I am not usually all that bright but this new law confuses me:
The second provision relates to a campaign by investors and Democrats to prod the SEC into forcing corporations to disclose their political spending. The idea gained steam from a 2011 petition by a group of corporate law experts arguing that the Citizens United decision made corporate disclosure especially urgent. The petition has attracted 1.2 million public comments, the most in the SEC's history. The budget bill prohibits the agency from spending any funds to "finalize, issue, or implement" any rule on disclosure of political contributions.
As the petition observed, shareholder interest in such disclosure was so strong that more than half the companies in the Standard & Poor's 100 index had voluntarily adopted the policy by 2011. But the pace of adoption had slowed considerably in recent years, suggesting that SEC action is needed.
Indeed, the Supreme Court in Citizens United placed great weight on the value of disclosure -- perhaps naively so. "With the advent of the Internet," Justice Anthony M. Kennedy wrote for the majority, "prompt disclosure of expenditures can provide shareholders and citizens with the information needed to hold corporations and elected officials accountable for their positions and supporters." Disclosure would enable shareholders to "determine whether their corporation’s political speech advances the corporation’s interest in making profits, and citizens can see whether elected officials are 'in the pocket’ of so-called moneyed interests."

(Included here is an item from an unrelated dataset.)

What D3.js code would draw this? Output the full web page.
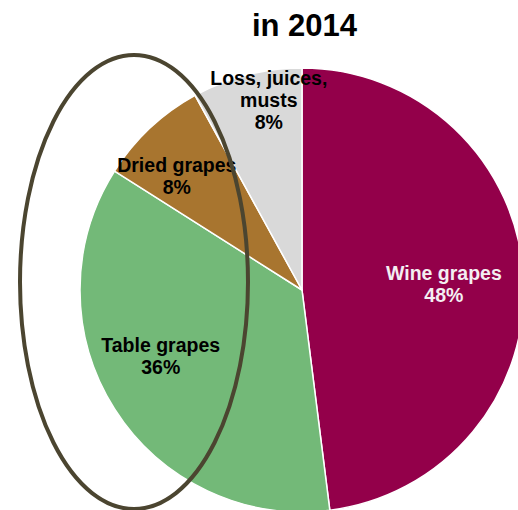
<!DOCTYPE html>
<html>
<head>
<meta charset="utf-8">
<script src="https://cdn.jsdelivr.net/npm/d3@7/dist/d3.min.js"></script>
<style>
  html, body { margin: 0; padding: 0; background: #ffffff; }
  svg { display: block; font-family: "Liberation Sans", Arial, sans-serif; }
</style>
</head>
<body>
<svg id="chart" width="518" height="510"></svg>
<script>
// Grape usage shares in 2014
const categories = ["Wine grapes", "Table grapes", "Dried grapes", "Loss, juices, musts"];
const shares = [48, 36, 8, 8];
const labelLines = [["Wine grapes"], ["Table grapes"], ["Dried grapes"], ["Loss, juices,", "musts"]];
const colors = ["#93004a", "#73b978", "#a8752f", "#d9d9d9"];
const labelColors = ["#f4eef2", "#000000", "#000000", "#000000"];
const titleText = "in 2014";

// label placement: distance from centre and angular shift (degrees) from the slice middle
const labelPlacement = [[142, 1.2], [156, 7.3], [169, -4.6], [193, 4.5]];

const W = 518, H = 510;
const cx = 302, cy = 290, R = 222;

const svg = d3.select("#chart");

svg.append("text")
  .attr("x", 304.5).attr("y", 36)
  .attr("text-anchor", "middle")
  .attr("font-size", 31).attr("font-weight", "bold")
  .attr("fill", "#000")
  .text(titleText);

const data = categories.map((c, i) => ({ name: c, value: shares[i], idx: i }));

const pie = d3.pie().value(d => d.value).sort(null);
const arcs = pie(data);
const arc = d3.arc().innerRadius(0).outerRadius(R);

const g = svg.append("g").attr("transform", `translate(${cx},${cy})`);

g.selectAll("path.slice")
  .data(arcs)
  .join("path")
  .attr("class", "slice")
  .attr("d", arc)
  .attr("fill", d => colors[d.data.idx])
  .attr("stroke", "#ffffff")
  .attr("stroke-width", 1.5)
  .attr("stroke-linejoin", "round");

const fs = 19.5, lh = 22;
arcs.forEach(d => {
  const i = d.data.idx;
  const [r, shift] = labelPlacement[i];
  const a = (d.startAngle + d.endAngle) / 2 + shift * Math.PI / 180;
  const x = r * Math.sin(a), y = -r * Math.cos(a);
  const lines = labelLines[i].concat([d.data.value + "%"]);
  const n = lines.length;
  const t = g.append("text")
    .attr("text-anchor", "middle")
    .attr("font-size", fs).attr("font-weight", "bold")
    .attr("fill", labelColors[i]);
  lines.forEach((ln, k) => {
    t.append("tspan")
      .attr("x", x)
      .attr("y", y + 7 + (k - (n - 1) / 2) * lh)
      .text(ln);
  });
});

// highlight ring around the table and dried grape shares
svg.append("ellipse")
  .attr("cx", 134).attr("cy", 282)
  .attr("rx", 114).attr("ry", 227)
  .attr("fill", "none")
  .attr("stroke", "#4b4530")
  .attr("stroke-width", 4);
</script>
</body>
</html>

But as the law professors noted, this system doesn't work unless shareholders "have information about the company’s political speech....Absent disclosure, shareholders are unable to hold directors and executives accountable when they spend corporate funds on politics in a way that departs from shareholder interests."Now, stop me if you have heard this before but don't the shareholders actually own the company? How does allowing the managers of a company (owned by other people) conceal information about the use of corporate resources help matters? Companies are already dealing with a host of principal agent problems but these can only be compounded by allowing these things to do done in secret. If the political goals of the company advance the interests of the shareholders then should this not be the sort of thing that corporate executives should be able to easily justify?
I can understand that transparency can be hard and that some forms of corporate practice need to be kept secret. But this is a direct category of spending company profits (e.g. potential shareholder value) on what could be distinct from the best interests of the shareholders.
Why would we not want more transparency?